Kuzma Andrianovich Andrianov (Кузьма Андрианович Андрианов; 28 December 1904 — 13 March 1978) was a Soviet and Russian chemist and professor of Moscow Power Engineering Institute. Hero of Socialist Labour (1969). Four Stalin Prizes (1943, 1946, 1950, 1953).

== Biography ==
Kuzma Andrianovich Andrianov was born on 28 December 1904 (5 December in Old Style), 1904 in Kondrakovo village (now Zubtsovsky District, Tver Oblast, Russia). In 1930 he graduated from Chemical Faculty of Moscow State University. From 1929 to 1954 he worked at the All-Russian Electrotechnical Institute. In 1930—1932 he taught at Moscow Tannery Institute, in 1933—1941 — at D. Mendeleev University of Chemical Technology of Russia, in 1941—1959 at MPEI (professor since 1946).

In 1946-1953 he worked at the All-Russian Institute Of Aviation Materials. Since 1959 he was the Head of the Department of Polymer Synthesis at the Moscow Lomonosov Moscow State Institute of Molecular Biology. Since 1954 he also worked at Nesmeyanov Institute of Organoelement Compounds.

He was an Academician of the Academy of Sciences of the Soviet Union (1964; Corresponding Member since 1953), a member of CPSU since 1949 and an Honorary member of the Budapest Polytechnic University since 1965. He also was a Hero of Socialist Labour and a laureate of Lenin Prize.
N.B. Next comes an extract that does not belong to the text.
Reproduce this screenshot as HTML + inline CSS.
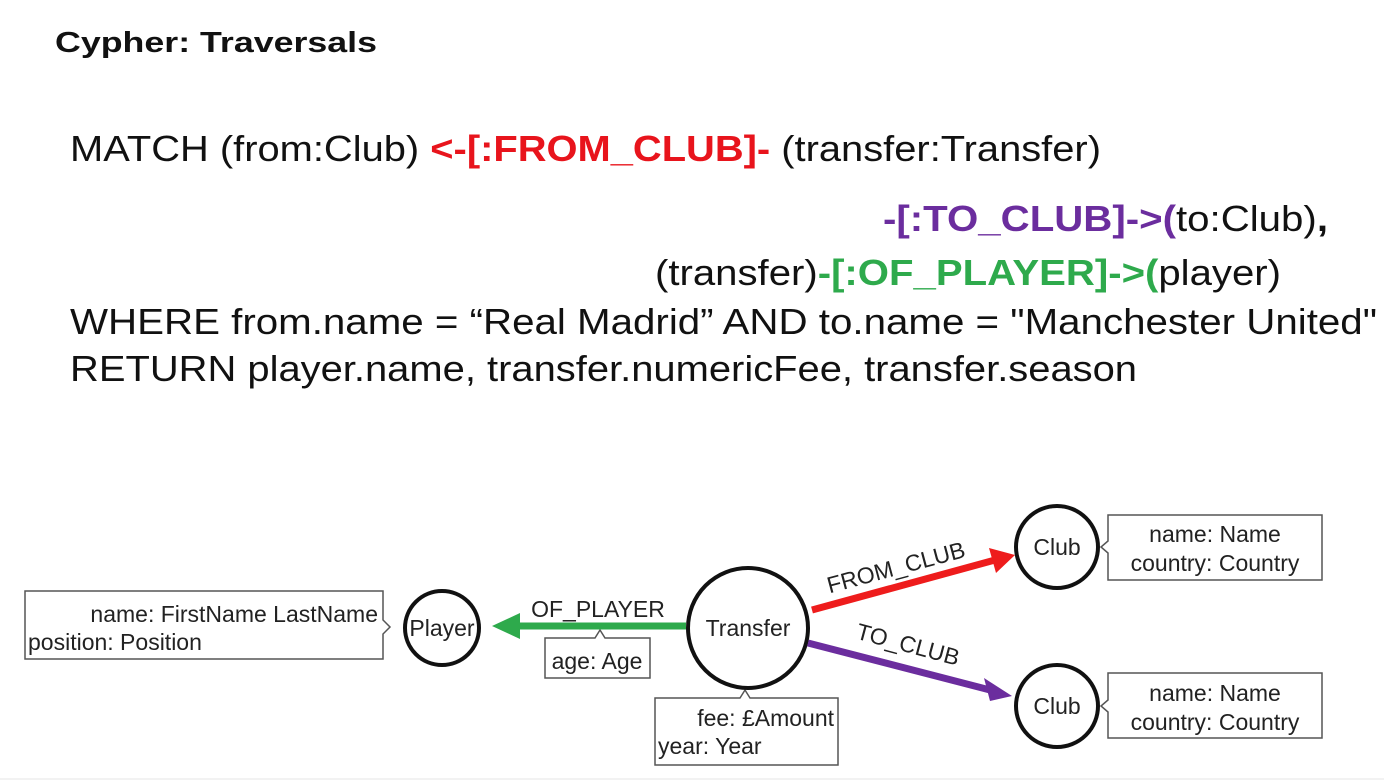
<!DOCTYPE html>
<html><head><meta charset="utf-8"><style>
html,body{margin:0;padding:0;background:#fff}
svg{display:block}
.c{font-family:"Liberation Sans",sans-serif;font-size:36px;fill:#111}
.d{font-family:"Liberation Sans",sans-serif;font-size:23px;fill:#222}
</style></head><body>
<svg width="1384" height="781" viewBox="0 0 1384 781" xmlns="http://www.w3.org/2000/svg">
<rect width="1384" height="781" fill="#fff"/>
<text x="55" y="52" font-family="Liberation Sans,sans-serif" font-size="29" font-weight="bold" fill="#111" textLength="322" lengthAdjust="spacingAndGlyphs">Cypher: Traversals</text>

<text class="c" x="70" y="161" textLength="1031" lengthAdjust="spacingAndGlyphs">MATCH (from:Club) <tspan fill="#e8141c" font-weight="bold">&lt;-[:FROM_CLUB]-</tspan> (transfer:Transfer)</text>
<text class="c" x="883" y="231" textLength="445" lengthAdjust="spacingAndGlyphs"><tspan fill="#6b2d9e" font-weight="bold">-[:TO_CLUB]-&gt;(</tspan>to:Club)<tspan font-weight="bold">,</tspan></text>
<text class="c" x="655" y="285" textLength="626" lengthAdjust="spacingAndGlyphs">(transfer)<tspan fill="#2eaa4c" font-weight="bold">-[:OF_PLAYER]-&gt;(</tspan>player)</text>
<text class="c" x="70" y="334" textLength="1307" lengthAdjust="spacingAndGlyphs">WHERE from.name = “Real Madrid”  AND to.name = "Manchester United"</text>
<text class="c" x="70" y="381" textLength="1067" lengthAdjust="spacingAndGlyphs">RETURN player.name, transfer.numericFee, transfer.season</text>

<g stroke="#555" stroke-width="1.5" fill="#fff">
<path d="M25,591 H383 V620 L390,627 L383,634 V659 H25 Z"/>
<path d="M545,638 H595 L600,630 L605,638 H650 V678 H545 Z"/>
<path d="M655,698 H740 L745,690 L750,698 H838 V765 H655 Z"/>
<path d="M1108,515 H1322 V580 H1108 V553 L1101,547 L1108,541 Z"/>
<path d="M1108,673 H1322 V738 H1108 V712 L1101,706 L1108,700 Z"/>
</g>

<g fill="#fff" stroke="#111" stroke-width="4">
<circle cx="442" cy="628" r="37"/>
<circle cx="748" cy="628" r="60"/>
<circle cx="1057" cy="547" r="41"/>
<circle cx="1057" cy="706" r="41"/>
</g>

<line x1="686" y1="626" x2="515" y2="626" stroke="#2eaa4c" stroke-width="7"/>
<polygon points="492,626 520,613 520,639" fill="#2eaa4c"/>
<line x1="812" y1="610" x2="995" y2="560" stroke="#ee1c1c" stroke-width="7"/>
<polygon points="1015,555 989,548 996,573" fill="#ee1c1c"/>
<line x1="808" y1="643" x2="990" y2="690" stroke="#6b2d9e" stroke-width="7"/>
<polygon points="1012,696 984,678 990,701" fill="#6b2d9e"/>

<text class="d" x="442" y="636" text-anchor="middle">Player</text>
<text class="d" x="748" y="636" text-anchor="middle">Transfer</text>
<text class="d" x="1057" y="555" text-anchor="middle">Club</text>
<text class="d" x="1057" y="714" text-anchor="middle">Club</text>

<text class="d" x="378" y="622" text-anchor="end">name: FirstName LastName</text>
<text class="d" x="28" y="650">position: Position</text>
<text class="d" x="597" y="669" text-anchor="middle">age: Age</text>
<text class="d" x="834" y="726" text-anchor="end">fee: £Amount</text>
<text class="d" x="658" y="754">year: Year</text>
<text class="d" x="1215" y="542" text-anchor="middle">name: Name</text>
<text class="d" x="1215" y="571" text-anchor="middle">country: Country</text>
<text class="d" x="1215" y="701" text-anchor="middle">name: Name</text>
<text class="d" x="1215" y="730" text-anchor="middle">country: Country</text>

<text class="d" x="598" y="617" text-anchor="middle">OF_PLAYER</text>
<text class="d" transform="translate(898,575) rotate(-15)" text-anchor="middle">FROM_CLUB</text>
<text class="d" transform="translate(906,652) rotate(15)" text-anchor="middle">TO_CLUB</text>

<line x1="0" y1="779" x2="1384" y2="779" stroke="#e6e6e6" stroke-width="1"/>
</svg>
</body></html>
He died on 13 March 1978 in Moscow and was at Novodevichy Cemetery.

=== Scientific work ===
Andrianov was a specialist in the field of synthesis and technology of high-molecular compounds. In 1937 he was the first to synthesize polyorganosiloxanes. Since 1947 he has discovered the basic principles of synthesis of polymers with inorganic chains of molecules, including polyorganometallosiloxanes. He led the research of the synthesis of heat-resistant organosilicon polymers and materials based on them, which are widely used for the insulation of electrical machines, apparatuses, production of lubricants, plastics, paint and varnish coatings.